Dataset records
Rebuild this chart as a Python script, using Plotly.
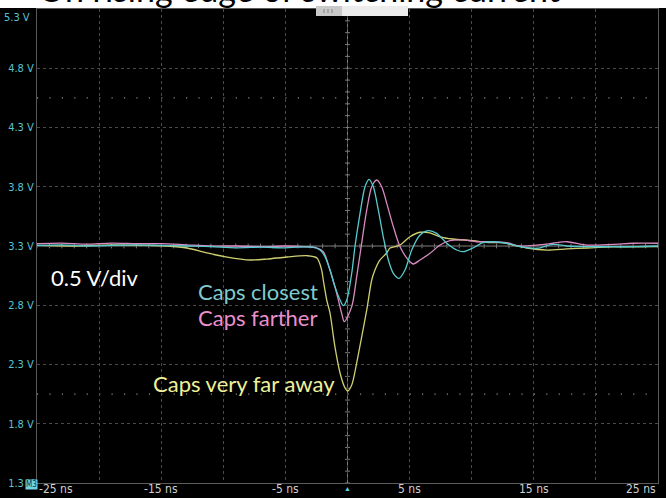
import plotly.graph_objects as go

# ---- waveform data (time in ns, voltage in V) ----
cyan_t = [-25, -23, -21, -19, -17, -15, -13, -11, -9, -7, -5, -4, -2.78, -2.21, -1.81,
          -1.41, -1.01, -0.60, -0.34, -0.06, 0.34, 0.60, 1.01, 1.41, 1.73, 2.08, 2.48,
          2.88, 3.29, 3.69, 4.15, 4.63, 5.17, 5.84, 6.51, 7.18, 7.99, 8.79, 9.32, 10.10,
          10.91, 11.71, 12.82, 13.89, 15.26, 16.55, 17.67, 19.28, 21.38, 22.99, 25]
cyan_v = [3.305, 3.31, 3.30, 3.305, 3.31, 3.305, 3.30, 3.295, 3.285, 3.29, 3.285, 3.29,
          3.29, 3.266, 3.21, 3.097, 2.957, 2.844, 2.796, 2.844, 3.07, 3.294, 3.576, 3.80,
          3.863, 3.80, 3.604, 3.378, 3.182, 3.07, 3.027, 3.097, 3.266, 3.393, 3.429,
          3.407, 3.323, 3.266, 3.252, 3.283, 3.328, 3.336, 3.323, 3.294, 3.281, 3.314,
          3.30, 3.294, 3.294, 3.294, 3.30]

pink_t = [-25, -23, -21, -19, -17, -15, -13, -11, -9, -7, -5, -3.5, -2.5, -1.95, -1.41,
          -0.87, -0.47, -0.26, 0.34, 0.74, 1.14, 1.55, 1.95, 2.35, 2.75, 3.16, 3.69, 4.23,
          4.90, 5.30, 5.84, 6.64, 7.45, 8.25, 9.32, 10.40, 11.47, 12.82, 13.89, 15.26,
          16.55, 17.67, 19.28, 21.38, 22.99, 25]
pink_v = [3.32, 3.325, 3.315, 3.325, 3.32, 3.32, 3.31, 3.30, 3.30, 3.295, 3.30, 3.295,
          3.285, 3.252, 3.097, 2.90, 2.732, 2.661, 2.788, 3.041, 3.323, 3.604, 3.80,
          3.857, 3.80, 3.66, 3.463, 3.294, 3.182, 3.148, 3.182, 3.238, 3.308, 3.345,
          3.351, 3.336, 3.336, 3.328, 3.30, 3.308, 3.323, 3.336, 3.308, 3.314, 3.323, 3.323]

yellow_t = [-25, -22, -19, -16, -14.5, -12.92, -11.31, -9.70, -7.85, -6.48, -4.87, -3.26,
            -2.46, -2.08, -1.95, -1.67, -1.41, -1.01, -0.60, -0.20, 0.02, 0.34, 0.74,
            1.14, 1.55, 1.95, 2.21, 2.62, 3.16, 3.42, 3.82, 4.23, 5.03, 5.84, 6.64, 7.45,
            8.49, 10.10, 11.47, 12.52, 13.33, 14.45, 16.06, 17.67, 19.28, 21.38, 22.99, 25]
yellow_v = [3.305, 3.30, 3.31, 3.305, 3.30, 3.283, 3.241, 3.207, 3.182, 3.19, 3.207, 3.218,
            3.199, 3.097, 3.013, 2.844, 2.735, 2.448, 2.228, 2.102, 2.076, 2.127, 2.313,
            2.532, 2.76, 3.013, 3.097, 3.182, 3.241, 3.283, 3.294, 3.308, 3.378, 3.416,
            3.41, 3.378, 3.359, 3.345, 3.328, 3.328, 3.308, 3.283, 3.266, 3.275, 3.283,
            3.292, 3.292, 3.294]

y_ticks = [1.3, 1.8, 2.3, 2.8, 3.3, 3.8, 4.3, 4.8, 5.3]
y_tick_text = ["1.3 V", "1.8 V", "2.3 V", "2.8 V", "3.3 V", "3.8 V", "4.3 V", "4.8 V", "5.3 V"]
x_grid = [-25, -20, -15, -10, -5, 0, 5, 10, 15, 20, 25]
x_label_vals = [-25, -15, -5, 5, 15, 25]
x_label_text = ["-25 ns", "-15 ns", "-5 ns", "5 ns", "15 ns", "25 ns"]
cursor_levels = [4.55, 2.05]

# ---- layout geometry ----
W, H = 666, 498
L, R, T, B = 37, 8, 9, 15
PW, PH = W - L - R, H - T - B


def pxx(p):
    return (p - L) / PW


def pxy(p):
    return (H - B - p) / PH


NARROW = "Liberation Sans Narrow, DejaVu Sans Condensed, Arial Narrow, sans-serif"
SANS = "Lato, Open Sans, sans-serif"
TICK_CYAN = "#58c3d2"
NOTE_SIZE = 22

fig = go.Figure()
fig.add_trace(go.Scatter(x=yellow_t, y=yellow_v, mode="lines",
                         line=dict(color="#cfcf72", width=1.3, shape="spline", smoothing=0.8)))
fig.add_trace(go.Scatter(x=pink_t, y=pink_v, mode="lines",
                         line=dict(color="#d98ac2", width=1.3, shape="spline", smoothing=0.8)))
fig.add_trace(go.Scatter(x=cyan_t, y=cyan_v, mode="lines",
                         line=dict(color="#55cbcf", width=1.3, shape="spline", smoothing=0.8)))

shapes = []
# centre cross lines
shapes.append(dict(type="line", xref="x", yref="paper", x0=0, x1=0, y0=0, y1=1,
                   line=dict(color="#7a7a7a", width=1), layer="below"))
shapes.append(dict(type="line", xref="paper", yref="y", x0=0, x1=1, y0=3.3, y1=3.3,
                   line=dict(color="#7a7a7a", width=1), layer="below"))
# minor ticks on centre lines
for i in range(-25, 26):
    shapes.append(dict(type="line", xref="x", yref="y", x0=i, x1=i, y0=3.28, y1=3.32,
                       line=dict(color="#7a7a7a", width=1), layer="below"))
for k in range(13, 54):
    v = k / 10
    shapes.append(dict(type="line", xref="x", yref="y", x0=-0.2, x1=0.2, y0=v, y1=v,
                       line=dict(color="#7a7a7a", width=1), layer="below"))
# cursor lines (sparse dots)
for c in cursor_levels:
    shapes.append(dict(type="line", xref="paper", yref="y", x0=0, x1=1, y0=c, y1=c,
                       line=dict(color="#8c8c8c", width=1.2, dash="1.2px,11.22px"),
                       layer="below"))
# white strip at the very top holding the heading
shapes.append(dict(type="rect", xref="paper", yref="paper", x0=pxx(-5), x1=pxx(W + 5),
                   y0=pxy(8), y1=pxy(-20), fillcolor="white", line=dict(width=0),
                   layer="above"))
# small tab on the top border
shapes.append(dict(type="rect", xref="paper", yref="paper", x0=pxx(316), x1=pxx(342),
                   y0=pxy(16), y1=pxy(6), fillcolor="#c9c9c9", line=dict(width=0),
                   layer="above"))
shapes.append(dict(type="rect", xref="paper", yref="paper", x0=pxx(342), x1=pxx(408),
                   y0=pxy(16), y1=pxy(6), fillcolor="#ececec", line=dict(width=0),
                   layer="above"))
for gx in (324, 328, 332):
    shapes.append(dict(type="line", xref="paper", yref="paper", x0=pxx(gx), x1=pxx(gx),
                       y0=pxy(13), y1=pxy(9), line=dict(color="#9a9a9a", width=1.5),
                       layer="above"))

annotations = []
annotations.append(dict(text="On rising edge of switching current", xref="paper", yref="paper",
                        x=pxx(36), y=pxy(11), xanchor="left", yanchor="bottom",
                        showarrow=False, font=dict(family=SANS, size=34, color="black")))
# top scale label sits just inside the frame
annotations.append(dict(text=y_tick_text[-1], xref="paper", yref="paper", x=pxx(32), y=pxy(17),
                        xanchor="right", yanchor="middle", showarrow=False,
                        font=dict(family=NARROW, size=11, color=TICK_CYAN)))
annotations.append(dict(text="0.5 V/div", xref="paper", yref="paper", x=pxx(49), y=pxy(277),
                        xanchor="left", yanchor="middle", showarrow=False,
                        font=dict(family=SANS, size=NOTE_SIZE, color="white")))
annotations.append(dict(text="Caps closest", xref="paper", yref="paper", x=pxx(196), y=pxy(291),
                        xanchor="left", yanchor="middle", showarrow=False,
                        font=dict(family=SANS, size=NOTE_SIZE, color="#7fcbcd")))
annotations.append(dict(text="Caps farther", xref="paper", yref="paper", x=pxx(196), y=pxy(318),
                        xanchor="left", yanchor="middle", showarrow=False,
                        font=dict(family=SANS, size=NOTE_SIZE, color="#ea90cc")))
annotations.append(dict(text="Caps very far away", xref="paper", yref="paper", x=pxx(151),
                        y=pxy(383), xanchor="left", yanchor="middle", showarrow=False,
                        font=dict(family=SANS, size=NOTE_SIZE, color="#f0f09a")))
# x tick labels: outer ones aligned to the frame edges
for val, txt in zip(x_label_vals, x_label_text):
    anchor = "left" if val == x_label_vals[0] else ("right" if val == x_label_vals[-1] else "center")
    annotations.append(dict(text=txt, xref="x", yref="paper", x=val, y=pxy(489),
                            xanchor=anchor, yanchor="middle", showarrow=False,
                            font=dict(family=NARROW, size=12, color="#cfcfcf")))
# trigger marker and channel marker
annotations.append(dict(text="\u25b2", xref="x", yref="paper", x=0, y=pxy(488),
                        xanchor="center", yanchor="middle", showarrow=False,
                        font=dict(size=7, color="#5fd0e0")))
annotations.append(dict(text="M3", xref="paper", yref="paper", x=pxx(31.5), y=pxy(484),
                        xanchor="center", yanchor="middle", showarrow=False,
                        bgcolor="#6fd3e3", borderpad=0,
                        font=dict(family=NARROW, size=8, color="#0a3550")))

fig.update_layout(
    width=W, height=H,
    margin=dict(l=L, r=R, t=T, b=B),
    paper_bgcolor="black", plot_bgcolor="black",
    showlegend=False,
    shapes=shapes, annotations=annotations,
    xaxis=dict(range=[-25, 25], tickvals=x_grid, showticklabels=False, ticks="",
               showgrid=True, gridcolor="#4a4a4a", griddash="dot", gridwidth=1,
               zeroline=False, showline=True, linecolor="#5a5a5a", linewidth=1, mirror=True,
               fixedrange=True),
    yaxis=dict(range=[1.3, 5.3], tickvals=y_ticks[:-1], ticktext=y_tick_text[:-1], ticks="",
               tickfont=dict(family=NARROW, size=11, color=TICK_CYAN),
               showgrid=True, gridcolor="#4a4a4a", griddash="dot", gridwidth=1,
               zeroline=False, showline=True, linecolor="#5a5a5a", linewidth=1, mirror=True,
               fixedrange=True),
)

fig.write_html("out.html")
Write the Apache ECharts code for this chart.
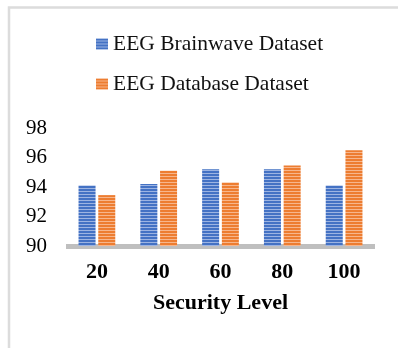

- **Work to be completed**: Write out an exact copy of the listing, first line through the line containing "3.30, 3.294, 3.294, 3.294, 3.30]", with the pictures left out.

- **Solution for this task**:
Rebuild this chart as a Python script, using Plotly.
import plotly.graph_objects as go

# ---- waveform data (time in ns, voltage in V) ----
cyan_t = [-25, -23, -21, -19, -17, -15, -13, -11, -9, -7, -5, -4, -2.78, -2.21, -1.81,
          -1.41, -1.01, -0.60, -0.34, -0.06, 0.34, 0.60, 1.01, 1.41, 1.73, 2.08, 2.48,
          2.88, 3.29, 3.69, 4.15, 4.63, 5.17, 5.84, 6.51, 7.18, 7.99, 8.79, 9.32, 10.10,
          10.91, 11.71, 12.82, 13.89, 15.26, 16.55, 17.67, 19.28, 21.38, 22.99, 25]
cyan_v = [3.305, 3.31, 3.30, 3.305, 3.31, 3.305, 3.30, 3.295, 3.285, 3.29, 3.285, 3.29,
          3.29, 3.266, 3.21, 3.097, 2.957, 2.844, 2.796, 2.844, 3.07, 3.294, 3.576, 3.80,
          3.863, 3.80, 3.604, 3.378, 3.182, 3.07, 3.027, 3.097, 3.266, 3.393, 3.429,
          3.407, 3.323, 3.266, 3.252, 3.283, 3.328, 3.336, 3.323, 3.294, 3.281, 3.314,
          3.30, 3.294, 3.294, 3.294, 3.30]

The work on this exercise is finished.